Guest post #4: how was YOUR experience of the Ladakh Marathon?

Gotta love a guest post that starts with “Any idiot can run but you need a special kind of idiot to run a marathon” which is what this one did 😛

Today another of my ASICS Running Club mates, R K Bahuguna, takes over as our guest blogger, sharing his thoughts on the Ladakh marathon.
RkB has an interesting, almost philosophical take on his experience, and makes some good, insightful points.
“Listening to the heroic tales from runners who had conquered the Ladakh marathon last year, I was excited for the challenge.
The stories of acclimatization needed for 4-5 days, low oxygen levels in dry-arid climate, direct sunlight & UV piercing your eyes & body at 11000+ feet around barren picturesque mountains, invite you to conquer this highest marathon in world as certified by AIMS.
A video of the Ladakh run was posted in our ASICS group and huge interest was generated with 30+ people registering for the Ladakh half marathon. My excitement led to booking of air tickets to Leh on 13/03/18, 6 months before the event.
(Editor: Well done, you!)
ASICS running group friends reached Leh for acclimatization from 01/09/18 onwards to 06/09/18 for the race scheduled on 09/09/18. What better way to acclimatize than visiting various places of interest around Leh like Leh Palace, Leh market, Hall of Fame of Indian Army, Patthar Sahib Gurudwara, Sangam of Indus & Zanskar rivers, rafting in chilling Zanskar river, monuments & places of worship, school of Sonam Wangchuk etc.
Daily morning training uphill run of 4-5 kms to Shanti stupa was exposing us to the forthcoming challenge.
(Editor: It sure did 😛 )
A road trip of approx 170 kms on 07/09 through the difficult uphill terrain via Changla Pass (A passage/road connecting two valley ranges) at 17500 feet, took 12 of us to Pangong Tso (14000’). The lake is 160 kms long and 500m to 5000m in width at various points.
A night camping at the lake side in Swiss cottages in chilly, windy weather was another experience. We were better acclimatized but tired after the arduous journey, when we reached Leh on 8th evening.

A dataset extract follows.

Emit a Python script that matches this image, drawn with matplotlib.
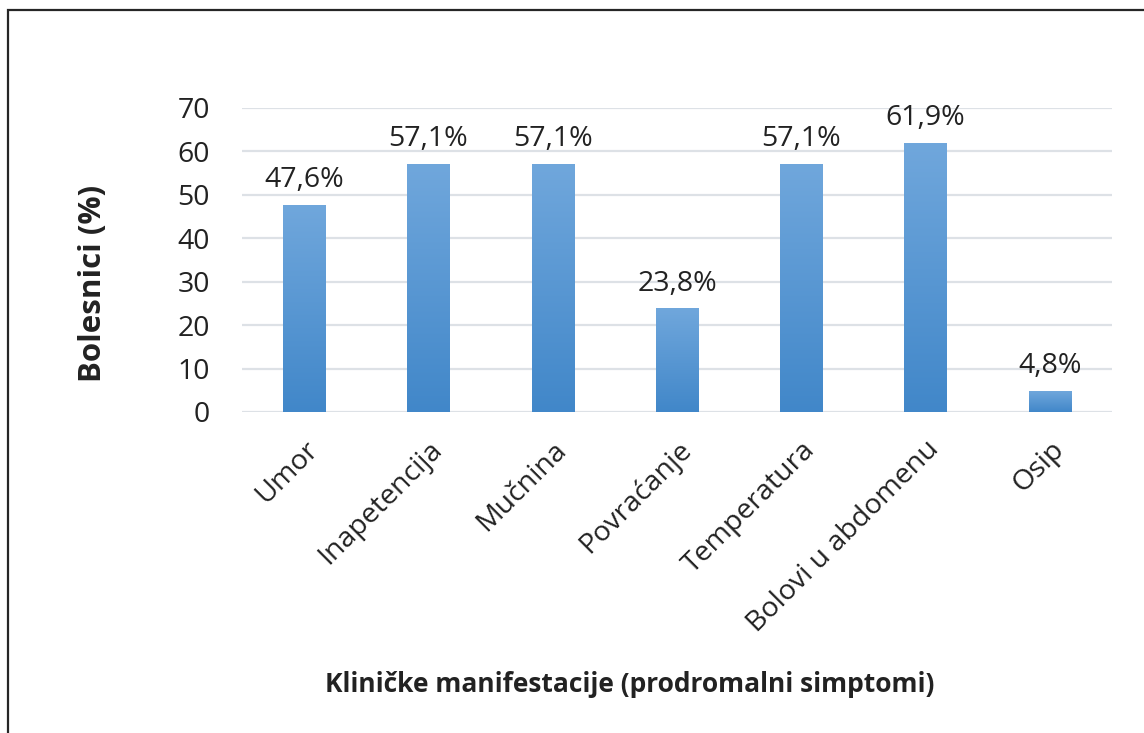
import numpy as np
import matplotlib.pyplot as plt
from matplotlib.colors import LinearSegmentedColormap
from matplotlib.patches import Rectangle

# ─────────────────────────────────────────
# DATA
# ─────────────────────────────────────────
categories = ["Umor", "Inapetencija", "Mučnina", "Povraćanje",
              "Temperatura", "Bolovi u abdomenu", "Osip"]
values = [47.6, 57.1, 57.1, 23.8, 57.1, 61.9, 4.8]
y_ticks = [0, 10, 20, 30, 40, 50, 60, 70]

plt.rcParams['font.family'] = ['Open Sans', 'DejaVu Sans']

fig = plt.figure(figsize=(11.44, 7.33), dpi=100)
ax = fig.add_axes([242 / 1144, 1 - 412 / 733, 870 / 1144, 304 / 733])

# outer frame (cut off on right/bottom like the reference)
fig.patches.append(Rectangle((8 / 1144, -0.1), 1.2, 1 - 10 / 733 + 0.1,
                             transform=fig.transFigure, fill=False,
                             edgecolor='#262626', linewidth=1.6))

x = np.arange(len(categories))
bar_w = 0.34
cmap = LinearSegmentedColormap.from_list("grad", ["#4187c9", "#70a7dc"])
grad = np.linspace(0, 1, 256).reshape(-1, 1)

bars = ax.bar(x, values, width=bar_w, color='none', zorder=3)
for b, v in zip(bars, values):
    x0 = b.get_x()
    ax.imshow(grad, cmap=cmap, origin='lower', aspect='auto',
              extent=(x0, x0 + bar_w, 0, v), zorder=3)
    ax.text(b.get_x() + bar_w / 2, v + 2.5, f"{v:.1f}%".replace('.', ','),
            ha='center', va='bottom', fontsize=20.5, color='#222222')

ax.set_xlim(-0.5, len(categories) - 0.5)
ax.set_ylim(0, 70)
ax.set_yticks(y_ticks)
ax.set_yticklabels([str(t) for t in y_ticks], fontsize=20.5, color='#222222')
ax.set_xticks(x)
ax.set_xticklabels(categories, rotation=45, ha='right', va='top',
                   rotation_mode='anchor', fontsize=20.5, color='#222222')
ax.tick_params(axis='both', length=0)
ax.tick_params(axis='y', pad=23)
ax.tick_params(axis='x', pad=17)

ax.grid(axis='y', color='#dde1e6', linewidth=1.6, zorder=0)
ax.set_axisbelow(True)
for s in ax.spines.values():
    s.set_visible(False)

fig.text(93 / 1144, 1 - 283 / 733, "Bolesnici (%)", rotation=90,
         ha='center', va='center', fontsize=22.5, fontweight='bold',
         color='#222222')
fig.text(630 / 1144, 1 - 684 / 733,
         "Kliničke manifestacije (prodromalni simptomi)",
         ha='center', va='center', fontsize=19, fontweight='bold',
         color='#222222')

fig.savefig("out.png", dpi=100)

 After enough of sight-seeing & good acclimatization, now it was time for official running in the festive environment.
(Editor: Aha!  Finally we get down to the serious business of running :P)
We confidently took to the start line at 6.30 am and ran along the Leh-Manali highway with approx. 1500 runners for the half marathon.
My strategy was to pace up on down slopes, as up gradients shall stall.
Hydration was important as we were frequently feeling dryness in mouth and lack of oxygen to match the running pace.
The down slopes were easy to traverse once I got the hydration sorted and I managed the up slopes of Saboo village.The route goes down hill for about 5-6 kms and reaches again Leh-Manali highway & U turn starts at 11.5 kms. I was gasping for oxygen even on down/flat  tracks, a unique experience. We passed through the home of His Highness Dalai Lama at approx 14kms and then the gradual uphill started. The last 4 kms are steep and I had to run-jog-walk in the stretch after gathering oxygen & hydration.
Ladakh region is strategically important as it shares sensitive borders with Pakistan on west and Tibet/China in east, and so there is a good presence of Indian Army. I was elated seeing Army personnel lined up on either side of route and cheering we runners. I responded with ‘Salute to Indian army’ & could sail through the uphill sections charged up and reached finish line at 2.25.46 hrs, in a better than expected time of 30 mins over my PB.
Leh marathon attracts people from all parts of country and overseas, & has unique clientele. Every runner wants to prove his/her endurance by conquering the Ladakh Marathon, and experience life in these difficult terrains with remote places.
When I shared my 21 kms run with the local caretaker at my guest house, he explained that it is routine for them to walk continuously for 160-200 kms with their animals for grazing.
With every daily necessity being transported from Srinagar or Delhi & no local produce, the cost of living is very high. They look forward to tourism for any income whatsoever, & that too for 6 months, as there is hardly any activity in winter times & people migrate to habitable places.
Although I feel that this Ladakh run is abnormal, is too killing and that logistics are difficult, it is done for once and all, but…the running bug likes challenges, so who knows…you might just land up again for the 2nd time in Leh, like our friend Neeraj…
RkB – what a nice account of your whole experience, and I love the way you have cleverly left yourself an opening, possibly running in Leh another time, just like Neeraj did, running it this year for the second time 🙂
Basically, RkB, as I said to Neeraj, it’s a case of “never say never again”!!